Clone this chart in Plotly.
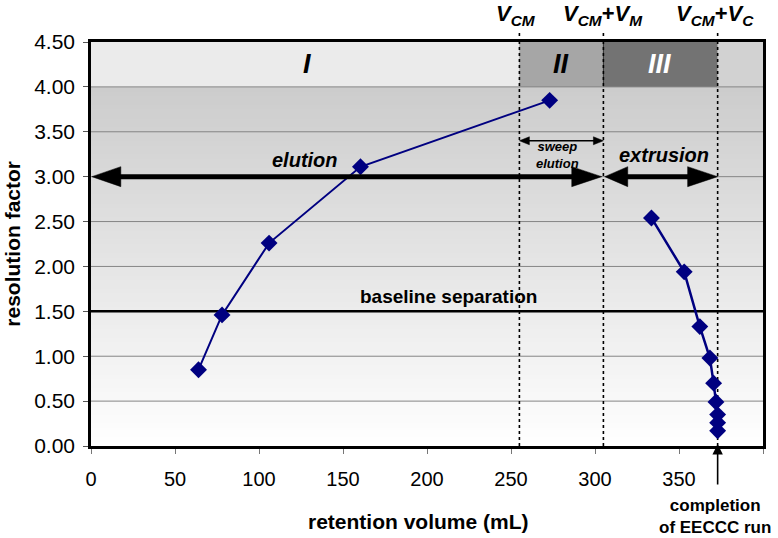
import plotly.graph_objects as go

# ---------------- data ----------------
elution_x = [64.0, 78.0, 106.0, 160.4, 273.0]
elution_y = [0.85, 1.46, 2.26, 3.11, 3.85]
extrusion_x = [333.6, 353.1, 362.4, 368.4, 370.6, 372.0, 373.0, 373.0, 373.0]
extrusion_y = [2.54, 1.94, 1.33, 0.98, 0.70, 0.49, 0.35, 0.26, 0.17]

V_CM = 255
V_CM_VM = 305
V_CM_VC = 373
baseline = 1.5

x_ticks = [0, 50, 100, 150, 200, 250, 300, 350, 400]
y_ticks = [0.0, 0.5, 1.0, 1.5, 2.0, 2.5, 3.0, 3.5, 4.0, 4.5]

# ---------------- layout geometry ----------------
W, H = 778, 538
ML, MR, MT, MB = 91, 15, 42, 92
PW, PH = W - ML - MR, H - MT - MB
XMAX, YMAX = 400, 4.5
pxx = PW / XMAX   # px per x unit
pxy = PH / YMAX   # px per y unit

FONT = "Arial, Liberation Sans, sans-serif"
NAVY = "#000080"

fig = go.Figure()

shapes = []
# gradient background
nsteps = 90
for i in range(nsteps):
    y0 = YMAX * i / nsteps
    y1 = YMAX * (i + 1) / nsteps
    ym = (y0 + y1) / 2
    g = int(round(255 - (255 - 204) * min(ym, 4.3) / 4.0))
    g = max(min(g, 255), 195)
    col = f"rgb({g},{g},{g})"
    shapes.append(dict(type="rect", xref="x", yref="y", x0=0, x1=XMAX, y0=y0,
                       y1=min(y1 + (y1 - y0) * 0.6, YMAX),
                       fillcolor=col, line=dict(width=0), layer="below"))
# top bands
bands = [(0, V_CM, "#ebebeb"), (V_CM, V_CM_VM, "#a6a6a6"), (V_CM_VM, V_CM_VC, "#737373"),
         (V_CM_VC, XMAX, "#d2d2d2")]
for x0, x1, c in bands:
    shapes.append(dict(type="rect", xref="x", yref="y", x0=x0, x1=x1, y0=4.0, y1=4.5,
                       fillcolor=c, line=dict(width=0), layer="below"))
shapes.append(dict(type="line", xref="x", yref="y", x0=V_CM_VM, x1=V_CM_VM, y0=4.0, y1=4.5,
                   line=dict(color="#303030", width=1), layer="below"))

# horizontal gridlines
for v in y_ticks[1:-1]:
    shapes.append(dict(type="line", xref="x", yref="y", x0=0, x1=XMAX, y0=v, y1=v,
                       line=dict(color="#858585", width=1), layer="below"))

# baseline separation line
shapes.append(dict(type="line", xref="x", yref="y", x0=0, x1=XMAX, y0=baseline, y1=baseline,
                   line=dict(color="black", width=2.5), layer="below"))

# dotted vertical boundary lines (inside plot + short stub above it)
for v in (V_CM, V_CM_VM, V_CM_VC):
    shapes.append(dict(type="line", xref="x", yref="y", x0=v, x1=v, y0=0, y1=YMAX,
                       line=dict(color="black", width=1.6, dash="dot"), layer="below"))
    shapes.append(dict(type="line", xref="x", yref="paper", x0=v, x1=v, y0=1.0, y1=1.03,
                       line=dict(color="black", width=1.6, dash="dot"), layer="above"))


def double_arrow(xa, xb, y, lw, hl_a, hl_b, hh):
    """Line with filled triangular heads at both ends (head sizes in px)."""
    la = hl_a / pxx
    lb = hl_b / pxx
    h = hh / pxy
    out = [dict(type="line", xref="x", yref="y", x0=xa + la * 0.8, x1=xb - lb * 0.8, y0=y, y1=y,
                line=dict(color="black", width=lw), layer="above")]
    out.append(dict(type="path", xref="x", yref="y",
                    path=f"M {xa},{y} L {xa + la},{y + h} L {xa + la},{y - h} Z",
                    fillcolor="black", line=dict(color="black", width=0.5), layer="above"))
    out.append(dict(type="path", xref="x", yref="y",
                    path=f"M {xb},{y} L {xb - lb},{y + h} L {xb - lb},{y - h} Z",
                    fillcolor="black", line=dict(color="black", width=0.5), layer="above"))
    return out


shapes += double_arrow(0.5, V_CM_VM - 1, 3.0, 5, 29, 30, 10)
shapes += double_arrow(V_CM_VM + 0.8, V_CM_VC, 3.0, 5, 23, 30, 10)
shapes += double_arrow(V_CM, V_CM_VM, 3.40, 1.3, 10, 10, 4)

fig.add_trace(go.Scatter(x=elution_x, y=elution_y, mode="lines+markers",
                         line=dict(color=NAVY, width=2),
                         marker=dict(symbol="diamond", size=13, color=NAVY),
                         showlegend=False))
fig.add_trace(go.Scatter(x=extrusion_x, y=extrusion_y, mode="lines+markers",
                         line=dict(color=NAVY, width=2.5),
                         marker=dict(symbol="diamond", size=13, color=NAVY),
                         showlegend=False))

ann = []


def txt(x, y, s, size, color="black", xref="x", yref="y", **kw):
    d = dict(x=x, y=y, xref=xref, yref=yref, text=s, showarrow=False,
             font=dict(family=FONT, size=size, color=color), xanchor="center", yanchor="middle")
    d.update(kw)
    ann.append(d)


txt(128.5, 4.25, "<b><i>I</i></b>", 27)
txt(279.6, 4.25, "<b><i>II</i></b>", 27)
txt(338.5, 4.25, "<b><i>III</i></b>", 27, color="white")
txt(127.6, 3.19, "<b><i>elution</i></b>", 20)
txt(341, 3.24, "<b><i>extrusion</i></b>", 20)
txt(277.5, 3.245, "<b><i>sweep<br>elution</i></b>", 13)
txt(212.8, 1.67, "<b>baseline separation</b>", 19)

txt(V_CM - 2, 1.066, "<b><i>V</i></b><sub><b><i>CM</i></b></sub>", 22, yref="paper")
txt(V_CM_VM, 1.066, "<b><i>V</i></b><sub><b><i>CM</i></b></sub><b>+<i>V</i></b><sub><b><i>M</i></b></sub>", 22, yref="paper")
txt(V_CM_VC - 1.5, 1.066, "<b><i>V</i></b><sub><b><i>CM</i></b></sub><b>+<i>V</i></b><sub><b><i>C</i></b></sub>", 22, yref="paper")

txt(V_CM_VC - 1.5, -0.175, "<b>completion<br>of EECCC run</b>", 17, yref="paper")
ann.append(dict(x=V_CM_VC, y=0.005, xref="x", yref="paper", ax=0, ay=42, text="",
                showarrow=True, arrowhead=2, arrowsize=1.3, arrowwidth=1.6, arrowcolor="black"))

txt(0.488, -0.186, "<b>retention volume (mL)</b>", 21, xref="paper", yref="paper")
txt(-0.118, 0.5, "<b>resolution factor</b>", 21, xref="paper", yref="paper", textangle=-90)

fig.update_layout(
    width=W, height=H,
    margin=dict(l=ML, r=MR, t=MT, b=MB, autoexpand=False),
    paper_bgcolor="white", plot_bgcolor="white",
    shapes=shapes, annotations=ann,
    font=dict(family=FONT, color="black"),
    xaxis=dict(range=[0, XMAX], tickvals=x_ticks, ticktext=[str(v) for v in x_ticks],
               showgrid=False, zeroline=False, ticks="outside", ticklen=5, tickcolor="#777",
               tickfont=dict(size=20, family=FONT), ticklabelstandoff=8, automargin=False,
               showline=True, linecolor="black", linewidth=2.5, mirror=True),
    yaxis=dict(range=[0, YMAX], tickvals=y_ticks, ticktext=[f"{v:.2f}" for v in y_ticks],
               showgrid=False, zeroline=False, automargin=False,
               ticks="outside", ticklen=5, tickcolor="#555",
               tickfont=dict(size=21, family=FONT), ticklabelstandoff=4,
               showline=True, linecolor="black", linewidth=2.5, mirror=True),
)

fig.write_html("out.html", config={"displayModeBar": False},
               post_script="document.body.style.margin='0';")
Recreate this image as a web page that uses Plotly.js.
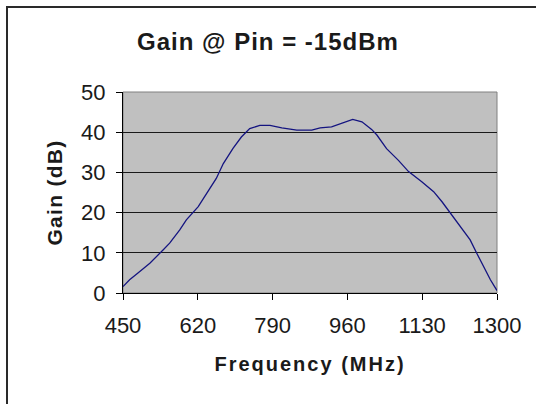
<!DOCTYPE html>
<html>
<head>
<meta charset="utf-8">
<script src="https://cdn.plot.ly/plotly-3.0.1.min.js"></script>
<style>
  html, body { margin: 0; padding: 0; background: #ffffff; }
  #wrap { position: relative; width: 536px; height: 404px; overflow: hidden; }
  #chart { width: 536px; height: 404px; }
  #frame { position: absolute; left: 6px; top: 6px; width: 700px; height: 700px;
           border-top: 2px solid #2a2a2a; border-left: 2px solid #2a2a2a; pointer-events: none; }
  .xtitle { letter-spacing: 2px; }
  .ytitle { letter-spacing: 1.3px; }
  .gtitle { letter-spacing: 1px; }
</style>
</head>
<body>
<div id="wrap">
  <div id="chart"></div>
  <div id="frame"></div>
</div>
<script>
// Frequency (MHz) and gain (dB)
const freqMHz = [450, 465, 484, 511, 541, 556, 579, 594, 621, 640, 662, 678, 700, 719, 738, 761,
                 784, 811, 837, 845, 879, 898, 924, 943, 972, 993, 1015, 1027, 1049, 1076, 1099,
                 1129, 1156, 1175, 1194, 1216, 1239, 1254, 1269, 1285, 1300];
const gainDb  = [1.6, 3.3, 5.0, 7.4, 10.7, 12.4, 15.7, 18.2, 21.5, 24.8, 28.5, 32.2, 36.0, 38.8, 40.9, 41.7,
                 41.7, 41.1, 40.7, 40.5, 40.5, 41.1, 41.3, 42.1, 43.2, 42.6, 40.7, 39.3, 35.9, 33.0, 30.2,
                 27.7, 25.2, 22.7, 19.8, 16.5, 13.2, 9.9, 6.6, 3.3, 0.6];
const xTicks = [450, 620, 790, 960, 1130, 1300];
const yTicks = [0, 10, 20, 30, 40, 50];

const FONT = 'Liberation Sans, Arial, Helvetica, sans-serif';

const trace = {
  x: freqMHz,
  y: gainDb,
  type: 'scatter',
  mode: 'lines',
  line: { color: '#141480', width: 1.3 },
  hoverinfo: 'skip'
};

const layout = {
  width: 536,
  height: 404,
  margin: { l: 123, r: 39, t: 92, b: 111, pad: 0 },
  paper_bgcolor: '#ffffff',
  plot_bgcolor: '#c0c0c0',
  showlegend: false,
  font: { family: FONT, color: '#1a1a1a' },
  title: {
    text: 'Gain @ Pin = -15dBm',
    font: { family: FONT, size: 24, weight: 'bold', color: '#1a1a1a' },
    xref: 'container', x: 0.5, xanchor: 'center',
    yref: 'container', y: 1 - 42 / 404, yanchor: 'middle'
  },
  xaxis: {
    range: [450, 1300],
    tickmode: 'array',
    tickvals: xTicks,
    ticktext: xTicks.map(String),
    ticks: 'outside', ticklen: 6, tickwidth: 1, tickcolor: '#000000',
    ticklabelstandoff: 7,
    showgrid: false, zeroline: false,
    showline: true, linecolor: '#000000', linewidth: 1,
    tickfont: { family: FONT, size: 22, color: '#1a1a1a' },
    automargin: false,
    title: {
      text: 'Frequency (MHz)',
      font: { family: FONT, size: 20, weight: 'bold', color: '#1a1a1a' },
      standoff: 19
    }
  },
  yaxis: {
    range: [0, 50],
    tickmode: 'array',
    tickvals: yTicks,
    ticktext: yTicks.map(String),
    ticks: 'outside', ticklen: 6, tickwidth: 1, tickcolor: '#000000',
    ticklabelstandoff: 6,
    showgrid: true, gridcolor: '#1a1a1a', gridwidth: 1,
    zeroline: false,
    showline: true, linecolor: '#000000', linewidth: 1,
    tickfont: { family: FONT, size: 22, color: '#1a1a1a' },
    automargin: false,
    title: {
      text: 'Gain (dB)',
      font: { family: FONT, size: 21, weight: 'bold', color: '#1a1a1a' },
      standoff: 12
    }
  },
  shapes: [
    { type: 'rect', xref: 'paper', yref: 'paper', x0: 0, x1: 1, y0: 0, y1: 1,
      line: { color: '#808080', width: 1 }, fillcolor: 'rgba(0,0,0,0)', layer: 'below' }
  ]
};

Plotly.newPlot('chart', [trace], layout, { staticPlot: true, displayModeBar: false });
</script>
</body>
</html>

= = =

What this task involves >> Starting at the first line of the records above, set down each line exactly through the one that holds "3.5, 4.0, 4.5]". Omit pictures.

Task answer >>
Clone this chart in Plotly.
import plotly.graph_objects as go

# ---------------- data ----------------
elution_x = [64.0, 78.0, 106.0, 160.4, 273.0]
elution_y = [0.85, 1.46, 2.26, 3.11, 3.85]
extrusion_x = [333.6, 353.1, 362.4, 368.4, 370.6, 372.0, 373.0, 373.0, 373.0]
extrusion_y = [2.54, 1.94, 1.33, 0.98, 0.70, 0.49, 0.35, 0.26, 0.17]

V_CM = 255
V_CM_VM = 305
V_CM_VC = 373
baseline = 1.5

x_ticks = [0, 50, 100, 150, 200, 250, 300, 350, 400]
y_ticks = [0.0, 0.5, 1.0, 1.5, 2.0, 2.5, 3.0, 3.5, 4.0, 4.5]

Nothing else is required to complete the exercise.